Если бы уровень поддержки был настолько высок, как заявляет кремлевская пропаганда, которую распространяют иностранные СМИ, стала бы послушная Кремлю Дума принимать пакет законов, которые еще сильнее ограничивают возможности для любого рода бунтов? Один закон позволяет открывать огонь по демонстрантам, если у них есть террористические намерения. А что считать таким намерением, решают сотрудники соответствующих органов. Так что никаких демонстраций, маршей, манифестаций, шествий! Допускаются (да и то в ограниченном масштабе) только одиночные пикеты.
— Есть ли шансы, что в российском обществе произойдут перемены?
— Их все меньше. Нужно ясно подчеркнуть, что террор закончился в 1980-х, горбачевская перестройка продвигала гласность, можно было говорить правду. Люди, которым зажимали рты, смогли внезапно заговорить, перестали бояться. Я была свидетельницей этих прекрасных времен. Но я помню женщину, парикмахера, которая говорила мне: не задавай мне вопросов о прошлом, ни о чем меня не спрашивай, у меня до сих пор стоит комок в горле от страха… При Путине, особенно во время его последнего срока, страх вернулся.
— В 2018 году состоятся очередные президентские выборы. Ужесточение законов нацелено на то, чтобы он остался у власти? Путин боится ее потерять?
— Если бы он не боялся понести ответственность за преступления, он бы не окружал себя таким забором законов или недавно созданной Национальной гвардией. Кажется, однако, что американские выборы мало что изменили. Явное вмешательство россиян в избирательную кампанию Трампа и его победа не только повысили рейтинг Путина, но и изменили мировой расклад сил — в его пользу.

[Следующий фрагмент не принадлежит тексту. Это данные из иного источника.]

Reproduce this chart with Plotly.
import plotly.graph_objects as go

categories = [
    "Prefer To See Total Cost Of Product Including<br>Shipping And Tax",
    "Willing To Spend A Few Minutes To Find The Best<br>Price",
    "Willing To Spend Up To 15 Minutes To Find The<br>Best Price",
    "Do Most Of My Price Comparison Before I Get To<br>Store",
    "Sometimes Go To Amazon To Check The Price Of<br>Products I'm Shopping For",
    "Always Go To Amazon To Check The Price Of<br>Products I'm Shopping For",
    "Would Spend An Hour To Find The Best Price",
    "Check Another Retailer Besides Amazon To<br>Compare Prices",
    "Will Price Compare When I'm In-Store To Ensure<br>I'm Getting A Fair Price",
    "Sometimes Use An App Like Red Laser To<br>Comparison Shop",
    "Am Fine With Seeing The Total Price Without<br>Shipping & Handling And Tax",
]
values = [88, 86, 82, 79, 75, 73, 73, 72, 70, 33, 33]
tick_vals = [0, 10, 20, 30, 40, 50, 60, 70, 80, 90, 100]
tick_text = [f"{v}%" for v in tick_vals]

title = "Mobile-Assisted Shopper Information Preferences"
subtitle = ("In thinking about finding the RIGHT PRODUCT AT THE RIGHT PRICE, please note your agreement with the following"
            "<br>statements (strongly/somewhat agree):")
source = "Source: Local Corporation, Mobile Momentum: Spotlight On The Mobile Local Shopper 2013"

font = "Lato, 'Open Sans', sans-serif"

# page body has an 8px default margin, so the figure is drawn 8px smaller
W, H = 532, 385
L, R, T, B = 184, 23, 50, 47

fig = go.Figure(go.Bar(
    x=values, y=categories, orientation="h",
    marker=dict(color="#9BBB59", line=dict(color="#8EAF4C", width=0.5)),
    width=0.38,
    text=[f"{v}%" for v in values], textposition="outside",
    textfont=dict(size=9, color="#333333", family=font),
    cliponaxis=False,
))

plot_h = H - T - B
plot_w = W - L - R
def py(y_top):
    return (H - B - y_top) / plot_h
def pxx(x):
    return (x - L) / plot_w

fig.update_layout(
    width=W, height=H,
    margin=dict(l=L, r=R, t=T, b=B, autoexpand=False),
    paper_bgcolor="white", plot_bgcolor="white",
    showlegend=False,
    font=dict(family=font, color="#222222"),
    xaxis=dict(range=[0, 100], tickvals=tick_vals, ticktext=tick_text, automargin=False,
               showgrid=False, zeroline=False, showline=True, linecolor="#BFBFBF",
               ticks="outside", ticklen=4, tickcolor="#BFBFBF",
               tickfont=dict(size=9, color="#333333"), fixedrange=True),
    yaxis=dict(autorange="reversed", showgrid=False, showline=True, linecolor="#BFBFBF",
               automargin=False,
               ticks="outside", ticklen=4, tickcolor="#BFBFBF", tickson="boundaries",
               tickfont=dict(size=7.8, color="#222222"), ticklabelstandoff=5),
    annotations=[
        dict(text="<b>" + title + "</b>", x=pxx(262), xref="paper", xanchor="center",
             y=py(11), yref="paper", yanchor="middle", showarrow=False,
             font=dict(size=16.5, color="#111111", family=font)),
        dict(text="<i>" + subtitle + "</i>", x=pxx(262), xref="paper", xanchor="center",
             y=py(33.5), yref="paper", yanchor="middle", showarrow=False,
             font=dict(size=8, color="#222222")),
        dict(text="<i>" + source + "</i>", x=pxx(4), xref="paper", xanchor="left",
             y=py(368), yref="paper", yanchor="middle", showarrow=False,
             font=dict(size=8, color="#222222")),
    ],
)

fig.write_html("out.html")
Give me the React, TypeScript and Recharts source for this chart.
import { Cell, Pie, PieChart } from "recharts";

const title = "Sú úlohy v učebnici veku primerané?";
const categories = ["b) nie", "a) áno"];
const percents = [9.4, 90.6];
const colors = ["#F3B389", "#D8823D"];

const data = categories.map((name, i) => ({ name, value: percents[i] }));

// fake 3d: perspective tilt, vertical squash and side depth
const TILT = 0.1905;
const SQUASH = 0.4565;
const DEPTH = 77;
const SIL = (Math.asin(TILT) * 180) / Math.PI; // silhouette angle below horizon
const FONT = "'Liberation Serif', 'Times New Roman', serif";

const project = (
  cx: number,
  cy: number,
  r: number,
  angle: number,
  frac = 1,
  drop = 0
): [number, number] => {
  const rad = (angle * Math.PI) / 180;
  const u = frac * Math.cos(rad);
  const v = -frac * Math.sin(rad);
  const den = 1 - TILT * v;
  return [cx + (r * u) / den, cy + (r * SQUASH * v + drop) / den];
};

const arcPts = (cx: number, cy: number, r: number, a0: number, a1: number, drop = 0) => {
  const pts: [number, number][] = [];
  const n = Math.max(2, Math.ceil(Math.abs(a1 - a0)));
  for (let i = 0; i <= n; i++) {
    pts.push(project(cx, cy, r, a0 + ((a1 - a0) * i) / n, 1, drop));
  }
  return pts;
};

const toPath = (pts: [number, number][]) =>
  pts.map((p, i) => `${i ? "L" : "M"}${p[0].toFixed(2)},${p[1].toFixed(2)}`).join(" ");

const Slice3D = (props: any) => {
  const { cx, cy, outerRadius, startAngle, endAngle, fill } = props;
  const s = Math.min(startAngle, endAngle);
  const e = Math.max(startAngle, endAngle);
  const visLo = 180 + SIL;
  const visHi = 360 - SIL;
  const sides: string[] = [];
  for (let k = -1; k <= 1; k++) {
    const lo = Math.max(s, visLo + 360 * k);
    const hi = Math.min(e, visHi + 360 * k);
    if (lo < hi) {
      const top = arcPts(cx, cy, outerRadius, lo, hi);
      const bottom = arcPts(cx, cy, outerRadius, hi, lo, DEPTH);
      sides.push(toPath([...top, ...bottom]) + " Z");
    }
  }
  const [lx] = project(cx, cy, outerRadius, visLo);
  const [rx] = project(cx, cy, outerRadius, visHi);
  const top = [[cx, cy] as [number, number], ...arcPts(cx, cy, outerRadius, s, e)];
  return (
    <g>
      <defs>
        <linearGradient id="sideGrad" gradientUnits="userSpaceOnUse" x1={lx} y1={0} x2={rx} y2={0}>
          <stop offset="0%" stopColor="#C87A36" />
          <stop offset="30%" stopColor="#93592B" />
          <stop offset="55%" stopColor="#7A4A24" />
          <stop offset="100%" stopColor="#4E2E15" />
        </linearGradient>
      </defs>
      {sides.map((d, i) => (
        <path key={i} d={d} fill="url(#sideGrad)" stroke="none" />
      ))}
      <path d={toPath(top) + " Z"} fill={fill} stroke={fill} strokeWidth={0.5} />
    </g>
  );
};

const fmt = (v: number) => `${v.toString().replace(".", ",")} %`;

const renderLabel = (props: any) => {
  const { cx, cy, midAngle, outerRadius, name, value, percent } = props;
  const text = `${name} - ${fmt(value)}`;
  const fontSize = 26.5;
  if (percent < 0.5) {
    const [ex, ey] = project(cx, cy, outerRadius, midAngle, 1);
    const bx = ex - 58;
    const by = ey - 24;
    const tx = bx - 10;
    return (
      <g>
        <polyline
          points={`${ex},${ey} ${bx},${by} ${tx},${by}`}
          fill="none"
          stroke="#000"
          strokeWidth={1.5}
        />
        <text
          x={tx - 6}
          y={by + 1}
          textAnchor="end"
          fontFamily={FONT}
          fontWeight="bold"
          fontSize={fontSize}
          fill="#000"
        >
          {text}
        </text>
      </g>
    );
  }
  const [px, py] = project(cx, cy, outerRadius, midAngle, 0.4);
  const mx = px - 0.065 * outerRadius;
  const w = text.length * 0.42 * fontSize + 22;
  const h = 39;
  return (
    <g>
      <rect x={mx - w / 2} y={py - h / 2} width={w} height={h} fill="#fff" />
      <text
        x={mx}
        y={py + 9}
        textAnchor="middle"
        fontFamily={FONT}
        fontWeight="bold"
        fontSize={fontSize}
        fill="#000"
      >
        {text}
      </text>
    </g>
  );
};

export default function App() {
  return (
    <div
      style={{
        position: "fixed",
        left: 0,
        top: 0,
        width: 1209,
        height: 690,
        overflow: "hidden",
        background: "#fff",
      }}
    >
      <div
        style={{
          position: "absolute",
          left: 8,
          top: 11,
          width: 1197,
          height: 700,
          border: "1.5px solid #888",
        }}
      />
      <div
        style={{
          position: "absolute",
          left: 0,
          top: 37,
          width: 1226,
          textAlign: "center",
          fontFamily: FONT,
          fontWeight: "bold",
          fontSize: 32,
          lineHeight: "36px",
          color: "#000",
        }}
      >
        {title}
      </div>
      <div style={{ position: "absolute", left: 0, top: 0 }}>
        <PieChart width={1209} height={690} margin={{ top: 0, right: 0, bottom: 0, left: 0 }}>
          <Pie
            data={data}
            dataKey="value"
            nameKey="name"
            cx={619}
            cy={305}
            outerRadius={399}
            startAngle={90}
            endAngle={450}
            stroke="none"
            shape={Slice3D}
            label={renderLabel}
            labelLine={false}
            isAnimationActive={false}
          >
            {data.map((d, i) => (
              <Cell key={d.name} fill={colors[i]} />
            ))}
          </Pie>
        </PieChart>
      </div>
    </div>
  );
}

— Что будет после Путина? Однажды ему придется отдать власть.
— Добровольно он ее не отдаст. Говорят, что если это случится, то придет кто-то еще хуже, чем Путин. Я лично такого человека не вижу. Аналога Сталина тоже не было. Путин, о чем подробно говорится в моей книге, представляет специфическую психологическую модель. Ему свойственны особый цинизм, особая жестокость, особая мстительность. Могут появиться новые жестокие и мстительные люди, но эти черты будут нормальными, а не гипертрофированными. И тогда Россия все же станет другой.